Entries from a dataset:

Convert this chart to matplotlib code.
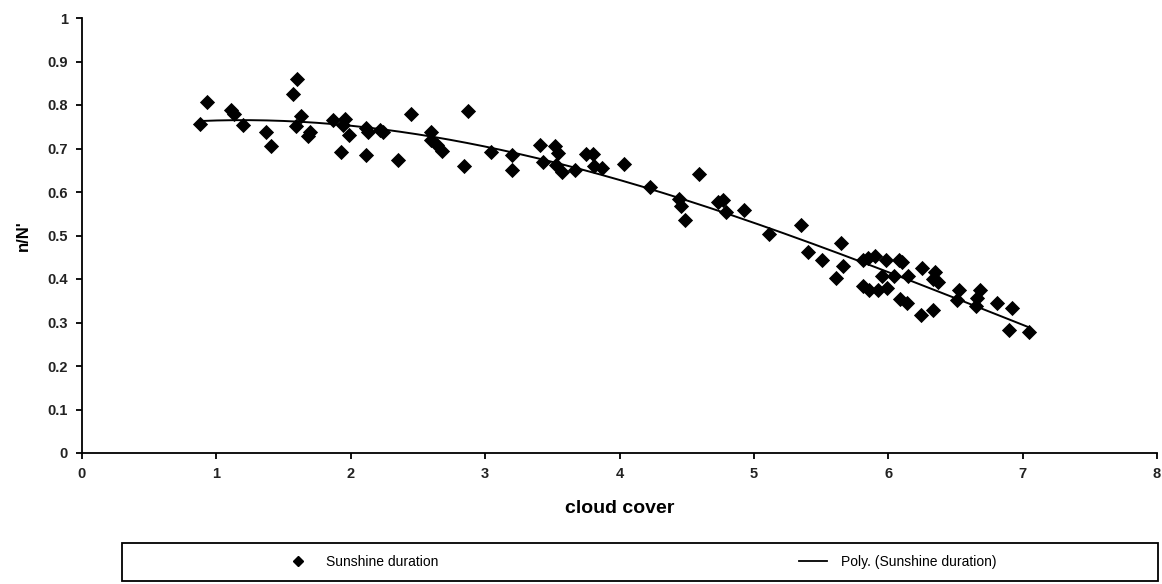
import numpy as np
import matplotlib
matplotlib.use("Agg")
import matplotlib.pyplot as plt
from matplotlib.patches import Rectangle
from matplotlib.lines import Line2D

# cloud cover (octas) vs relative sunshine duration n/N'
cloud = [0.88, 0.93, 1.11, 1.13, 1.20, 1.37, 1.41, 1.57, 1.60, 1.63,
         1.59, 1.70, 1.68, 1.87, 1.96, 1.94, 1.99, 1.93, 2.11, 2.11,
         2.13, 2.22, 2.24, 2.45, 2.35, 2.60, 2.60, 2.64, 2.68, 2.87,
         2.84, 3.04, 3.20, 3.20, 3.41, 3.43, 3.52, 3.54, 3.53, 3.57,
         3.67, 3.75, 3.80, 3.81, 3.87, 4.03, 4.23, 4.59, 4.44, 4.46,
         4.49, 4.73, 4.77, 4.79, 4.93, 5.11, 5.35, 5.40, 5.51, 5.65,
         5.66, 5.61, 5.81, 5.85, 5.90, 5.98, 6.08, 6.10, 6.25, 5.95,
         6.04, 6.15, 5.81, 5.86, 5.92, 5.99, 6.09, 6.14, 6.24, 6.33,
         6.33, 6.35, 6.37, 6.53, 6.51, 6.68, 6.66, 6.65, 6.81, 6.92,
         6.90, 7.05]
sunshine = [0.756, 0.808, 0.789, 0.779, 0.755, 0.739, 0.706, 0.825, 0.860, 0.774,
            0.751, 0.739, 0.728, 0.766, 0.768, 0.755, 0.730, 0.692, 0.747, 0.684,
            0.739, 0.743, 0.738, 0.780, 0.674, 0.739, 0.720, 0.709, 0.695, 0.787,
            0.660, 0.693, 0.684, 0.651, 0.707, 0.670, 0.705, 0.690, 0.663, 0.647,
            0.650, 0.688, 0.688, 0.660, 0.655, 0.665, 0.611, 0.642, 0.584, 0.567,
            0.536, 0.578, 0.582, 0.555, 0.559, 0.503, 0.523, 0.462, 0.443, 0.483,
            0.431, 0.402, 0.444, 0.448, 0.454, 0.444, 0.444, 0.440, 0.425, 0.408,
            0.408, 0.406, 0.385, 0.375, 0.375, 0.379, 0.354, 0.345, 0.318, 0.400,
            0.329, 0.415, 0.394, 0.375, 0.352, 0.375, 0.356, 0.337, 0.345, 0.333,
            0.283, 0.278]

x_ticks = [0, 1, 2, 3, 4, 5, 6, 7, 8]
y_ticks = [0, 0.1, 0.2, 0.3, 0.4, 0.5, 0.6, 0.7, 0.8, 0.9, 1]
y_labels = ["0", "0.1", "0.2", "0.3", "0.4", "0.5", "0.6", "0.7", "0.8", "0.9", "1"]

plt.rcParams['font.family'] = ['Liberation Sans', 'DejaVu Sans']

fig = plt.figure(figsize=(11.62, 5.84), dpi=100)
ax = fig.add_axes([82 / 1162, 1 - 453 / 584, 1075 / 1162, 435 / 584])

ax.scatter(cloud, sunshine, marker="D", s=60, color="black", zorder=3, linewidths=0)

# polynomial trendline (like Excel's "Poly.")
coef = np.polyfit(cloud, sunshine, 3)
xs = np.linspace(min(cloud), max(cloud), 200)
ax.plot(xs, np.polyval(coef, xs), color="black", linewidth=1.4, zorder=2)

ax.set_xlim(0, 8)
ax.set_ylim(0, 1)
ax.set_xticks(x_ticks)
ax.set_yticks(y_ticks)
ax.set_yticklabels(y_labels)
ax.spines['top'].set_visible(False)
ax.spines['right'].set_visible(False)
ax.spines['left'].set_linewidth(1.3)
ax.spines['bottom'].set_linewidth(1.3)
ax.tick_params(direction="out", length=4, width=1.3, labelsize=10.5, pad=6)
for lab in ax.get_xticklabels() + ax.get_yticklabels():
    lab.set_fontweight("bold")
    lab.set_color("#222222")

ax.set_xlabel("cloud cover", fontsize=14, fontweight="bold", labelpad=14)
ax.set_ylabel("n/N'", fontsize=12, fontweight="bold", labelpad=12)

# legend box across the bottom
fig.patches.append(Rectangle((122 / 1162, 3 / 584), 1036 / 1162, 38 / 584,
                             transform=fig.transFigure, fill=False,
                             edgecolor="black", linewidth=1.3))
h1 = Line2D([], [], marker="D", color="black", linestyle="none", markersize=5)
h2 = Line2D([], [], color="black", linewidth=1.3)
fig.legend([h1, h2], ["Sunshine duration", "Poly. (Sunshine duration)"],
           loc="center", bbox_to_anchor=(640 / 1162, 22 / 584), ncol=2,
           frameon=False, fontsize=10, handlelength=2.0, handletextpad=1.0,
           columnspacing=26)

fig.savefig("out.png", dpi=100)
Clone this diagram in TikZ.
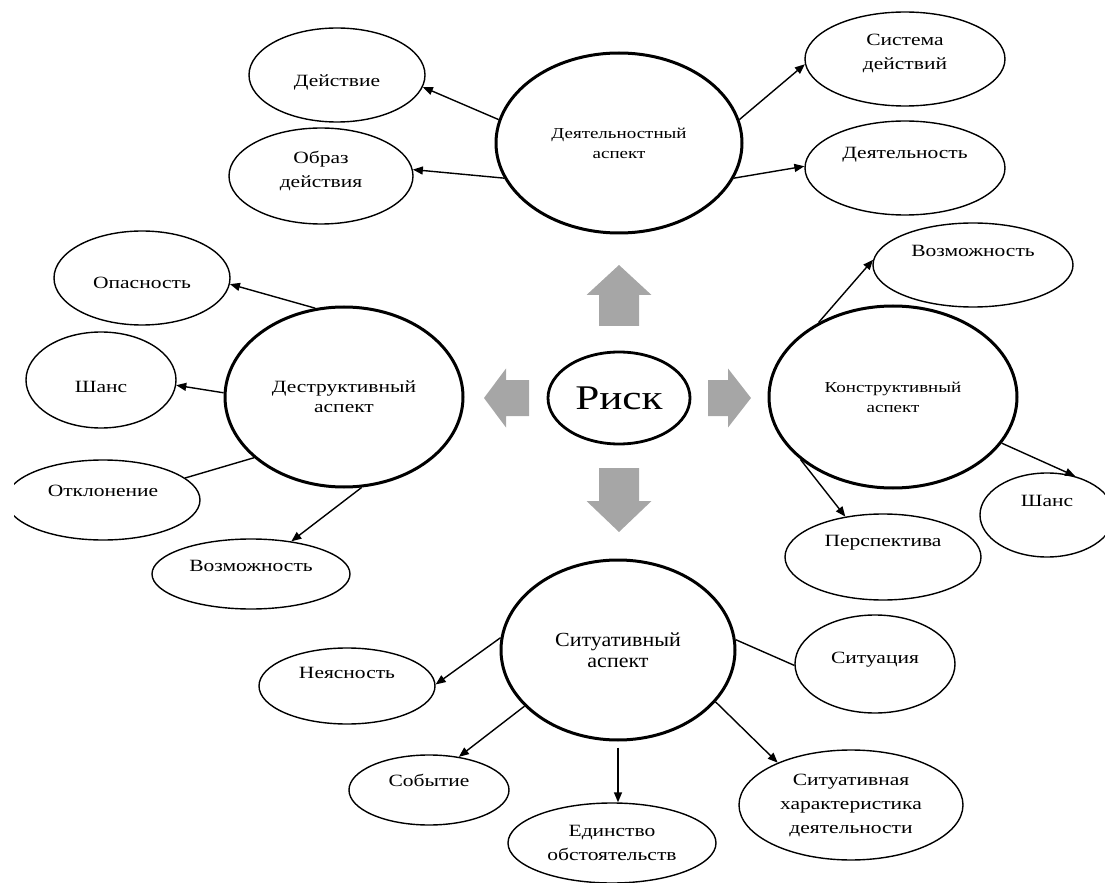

Given problem: Reproduce each line of the records exactly, and omit every picture.

Correct output:
Convert this chart to matplotlib code.
import numpy as np
import matplotlib
matplotlib.use("Agg")
import matplotlib.pyplot as plt
from matplotlib.patches import Rectangle
from matplotlib.lines import Line2D

# cloud cover (octas) vs relative sunshine duration n/N'
cloud = [0.88, 0.93, 1.11, 1.13, 1.20, 1.37, 1.41, 1.57, 1.60, 1.63,
         1.59, 1.70, 1.68, 1.87, 1.96, 1.94, 1.99, 1.93, 2.11, 2.11,
         2.13, 2.22, 2.24, 2.45, 2.35, 2.60, 2.60, 2.64, 2.68, 2.87,
         2.84, 3.04, 3.20, 3.20, 3.41, 3.43, 3.52, 3.54, 3.53, 3.57,
         3.67, 3.75, 3.80, 3.81, 3.87, 4.03, 4.23, 4.59, 4.44, 4.46,
         4.49, 4.73, 4.77, 4.79, 4.93, 5.11, 5.35, 5.40, 5.51, 5.65,
         5.66, 5.61, 5.81, 5.85, 5.90, 5.98, 6.08, 6.10, 6.25, 5.95,
         6.04, 6.15, 5.81, 5.86, 5.92, 5.99, 6.09, 6.14, 6.24, 6.33,
         6.33, 6.35, 6.37, 6.53, 6.51, 6.68, 6.66, 6.65, 6.81, 6.92,
         6.90, 7.05]
sunshine = [0.756, 0.808, 0.789, 0.779, 0.755, 0.739, 0.706, 0.825, 0.860, 0.774,
            0.751, 0.739, 0.728, 0.766, 0.768, 0.755, 0.730, 0.692, 0.747, 0.684,
            0.739, 0.743, 0.738, 0.780, 0.674, 0.739, 0.720, 0.709, 0.695, 0.787,
            0.660, 0.693, 0.684, 0.651, 0.707, 0.670, 0.705, 0.690, 0.663, 0.647,
            0.650, 0.688, 0.688, 0.660, 0.655, 0.665, 0.611, 0.642, 0.584, 0.567,
            0.536, 0.578, 0.582, 0.555, 0.559, 0.503, 0.523, 0.462, 0.443, 0.483,
            0.431, 0.402, 0.444, 0.448, 0.454, 0.444, 0.444, 0.440, 0.425, 0.408,
            0.408, 0.406, 0.385, 0.375, 0.375, 0.379, 0.354, 0.345, 0.318, 0.400,
            0.329, 0.415, 0.394, 0.375, 0.352, 0.375, 0.356, 0.337, 0.345, 0.333,
            0.283, 0.278]

x_ticks = [0, 1, 2, 3, 4, 5, 6, 7, 8]
y_ticks = [0, 0.1, 0.2, 0.3, 0.4, 0.5, 0.6, 0.7, 0.8, 0.9, 1]
y_labels = ["0", "0.1", "0.2", "0.3", "0.4", "0.5", "0.6", "0.7", "0.8", "0.9", "1"]

plt.rcParams['font.family'] = ['Liberation Sans', 'DejaVu Sans']

fig = plt.figure(figsize=(11.62, 5.84), dpi=100)
ax = fig.add_axes([82 / 1162, 1 - 453 / 584, 1075 / 1162, 435 / 584])

ax.scatter(cloud, sunshine, marker="D", s=60, color="black", zorder=3, linewidths=0)

# polynomial trendline (like Excel's "Poly.")
coef = np.polyfit(cloud, sunshine, 3)
xs = np.linspace(min(cloud), max(cloud), 200)
ax.plot(xs, np.polyval(coef, xs), color="black", linewidth=1.4, zorder=2)

ax.set_xlim(0, 8)
ax.set_ylim(0, 1)
ax.set_xticks(x_ticks)
ax.set_yticks(y_ticks)
ax.set_yticklabels(y_labels)
ax.spines['top'].set_visible(False)
ax.spines['right'].set_visible(False)
ax.spines['left'].set_linewidth(1.3)
ax.spines['bottom'].set_linewidth(1.3)
ax.tick_params(direction="out", length=4, width=1.3, labelsize=10.5, pad=6)
for lab in ax.get_xticklabels() + ax.get_yticklabels():
    lab.set_fontweight("bold")
    lab.set_color("#222222")

ax.set_xlabel("cloud cover", fontsize=14, fontweight="bold", labelpad=14)
ax.set_ylabel("n/N'", fontsize=12, fontweight="bold", labelpad=12)

# legend box across the bottom
fig.patches.append(Rectangle((122 / 1162, 3 / 584), 1036 / 1162, 38 / 584,
                             transform=fig.transFigure, fill=False,
                             edgecolor="black", linewidth=1.3))
h1 = Line2D([], [], marker="D", color="black", linestyle="none", markersize=5)
h2 = Line2D([], [], color="black", linewidth=1.3)
fig.legend([h1, h2], ["Sunshine duration", "Poly. (Sunshine duration)"],
           loc="center", bbox_to_anchor=(640 / 1162, 22 / 584), ncol=2,
           frameon=False, fontsize=10, handlelength=2.0, handletextpad=1.0,
           columnspacing=26)

fig.savefig("out.png", dpi=100)
Clone this diagram in TikZ.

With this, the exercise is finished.